The East Village RCOs were the first to be made under the BSA, with the developers appealing the First Tier Tribunal's original decision to allow the orders.
Both cases were heard at the same time by the same three judges with judgments handed down on July 8. Separate judgments were issued because the court believed that despite the overlap, both cases raised "distinct issues".
What were the key issues?
The key issue in both cases was whether the BSA could be applied retrospectively. It came into force on June 28, 2022 in response to the issues raised by the Grenfell Tower tragedy in 2017.
Fire safety defects at Hippersley Point and in the East Village Estate were both discovered prior to when the BSA became law.
What did the Court of Appeal judgments say?
In both cases, the Court of Appeal ruled in favour of the leaseholders over the developers, deciding that parts of the BSA do indeed have retrospective effect.
In handing down their judgment in the Hippersley case, Lord Justice Nugee said: "I consider that Parliament cannot have intended that leaseholders should still continue to face the uncertainties and difficulties of the large and unaffordable bills that the legislation was designed to address.
"The only way to give effect to the Parliamentary intention of breaking the logjam and protecting leaseholders is to my mind to interpret the provisions that 'no service charge is payable' as meaning what they appear to say, namely that from the date of such provisions coming into force no such service charge is indeed payable."

The retrospective nature of the act was a key factor for its creation in the first place. The Secretary of State for Housing, Communities and Local Government Angela Rayner made written submissions in both cases attesting to this.
She said: "Retrospectivity is central to achieving the aims and objectives of the BSA. Many of the building safety issues identified in the wake of the Grenfell Tower fire arise in relation to buildings constructed many years ago.

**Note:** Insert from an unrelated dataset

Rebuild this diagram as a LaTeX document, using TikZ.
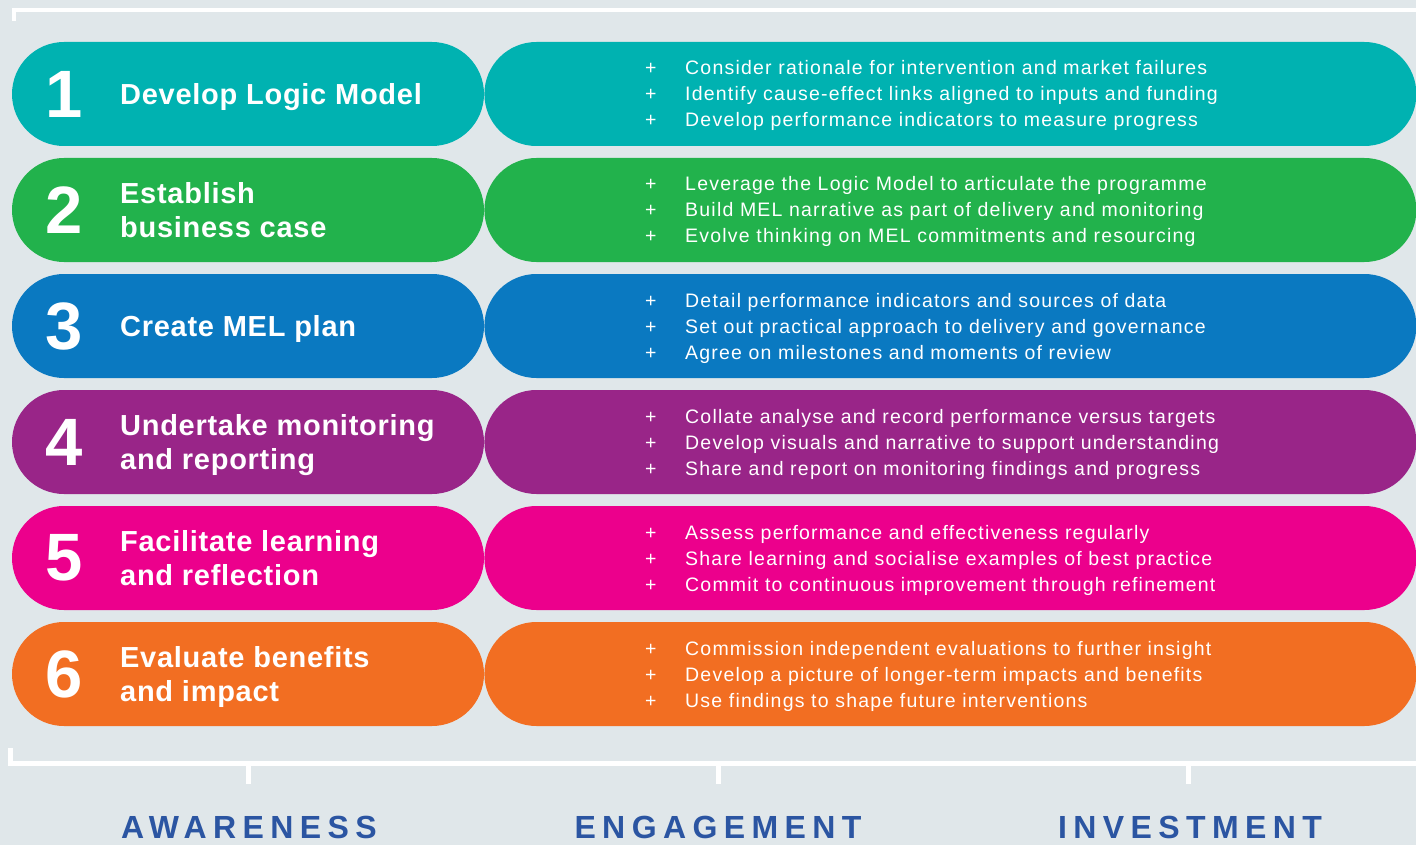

"A retrospective approach provides for effective routes to redress against those responsible for historical building safety defects that have only recently come to light, whatever level of the supply chain they operated at."
What does this mean for developers?
Lawyer Nitej Davda, a partner at law firm Cripps, said it was "quite unusual" for such legislation to have retrospective effect. However, he also thought it made sense when it came to the BSA due to its origins at Grenfell.
He said: "If you take a step back and you think about what happened with Grenfell, which is where all of this emanates from ultimately, and then you think about what is the intention behind the legislation and what is it intended to do.
"The BSA is intended to do two things fundamentally. It is intended to give leaseholders protection and it is intended to make developers pay. Those are the two fundamental tenets of the act. If it doesn't have retrospective effect then you are trying to make the act work with at least one hand tied behind your back."
Mr Davda thought that Adriatic and Triathlon might appeal the Court of Appeal decisions to the Supreme Court because "there's enough money at stake" and "enough points of principle", but he was doubtful these appeals would be successful.
That is because in May of this year in another case concerning the cost of fire safety remediation work, the Supreme Court ruled that the BSA did have some retrospective effect.
Despite these recent and significant decisions, Mr Davda said he was sure developers were aware of the retrospective nature of the BSA, and those appealing rulings against this were likely trying to limit financial and reputational damages.
He said: "Since the BSA came into force, developers have always known that they were going to have to take responsibility for these matters, and of course there would have been consultation between government and stakeholders before the act came into force.
"It's not something that will have taken them by surprise, but it doesn't mean they won't try and limit their liability. But the retrospective aspect of the act should not have come as a surprise given what it was intended to address."
He suspected that most developers would probably have nine-figure contingency funds when it came to the possibility of paying for remediation work due to the massive costs involved.
What does this mean for leaseholders?
Although these two Court of Appeal rulings represent wins for leaseholders in each case, Mr Davda wasn't quick to state that it was a victory for all.
He said: "The people that are in limbo throughout all of this are the leaseholders because they can't sell, they're stuck in a property that has plummeted in value because of the defects and safety issues that are there, and they're subject to being concerned about what happens if there is a fire and the exterior is unsafe.
"Works need to be undertaken and if you're asking leaseholders collectively or freeholders to then take action against developers, that's expensive, long-running, protracted, potentially uncertain litigation. That doesn't help anybody."
When asked whether these rulings give more impetus and power to leaseholders to take legal action against developers, Mr Davda said: "It does to a point, but only to a point because of course, from a leaseholder's point of view, the Hippersley Point case is perhaps more relevant because it concerns specifically, the ability or the lack of an ability to recharge certain costs through a service charge.
"From the leaseholders' point of view, they are not going to be responsible for certain costs. That's great, but does it take them any closer to actually having remedial work undertaken? Not in and of itself."
Mr Davda said leaseholders need to be "brave enough, sufficiently well advised and potentially well funded" in order to take action against freeholders and developers. "It's not a quick fix unless the relevant stakeholders take responsibility," he said.